When he needed to go to war, Nobunaga wasn’t one to shy away from it, even when it meant fighting his family. But at the same time, he always first sought to make peace through other means such as trade deals or arranged marriages.

An older Nobunaga leading his army in the rain from the anime series Gorgeous Butterfly: Young Nobunaga
An older Nobunaga leading his army in the rain

Nobunaga’s right hand man was Tsuneoki Ikeda. He not only led a portion of Nobunaga’s army into battle, but also served at his side for all important matters of state. Even when everyone else thought that Nobunaga was making rash decisions, Tsuneoki stood by him.

There’s also Nobukatsu Oda, one of Nobunaga’s younger brothers. For the second half of the series Nobukatsu is the major antagonist. Like I’ve mentioned, Nobunaga often had to fight against members of his own family, and this was because of various splits within the family.

First of all there was the main Oda clan and the side branches who were competing for power. Then, even among the main clan there were different factions formed depending on who they believed should become the next head of the clan.

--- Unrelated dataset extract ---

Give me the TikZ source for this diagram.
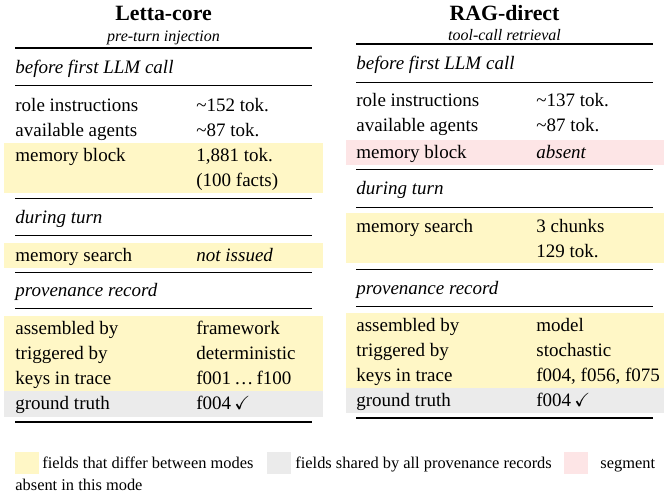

The final character I want to mention is Nobunaga’s wife, Kichou — who also made an appearance in Nobunaga-sensei’s Young bride. Despite originally being married off to Nobunaga by her father as a way to take control of Nobunaga’s territory, Kichou eventually becomes one of his most loyal followers.


I ended up giving Gorgeous Butterfly: Young Nobunaga a 4/10. It’s not a very good anime despite the fact that the second half of the series picks up and becomes much more interesting. And even if the entire series was like the second half, I still think it would only be up to a 6.

The OP and ED for this series were both actually better than the series itself as far as I’m concerned. Neither were really all that great, but they had good songs and pretty decent visuals. You can’t really ask for much more from a 4/10 series.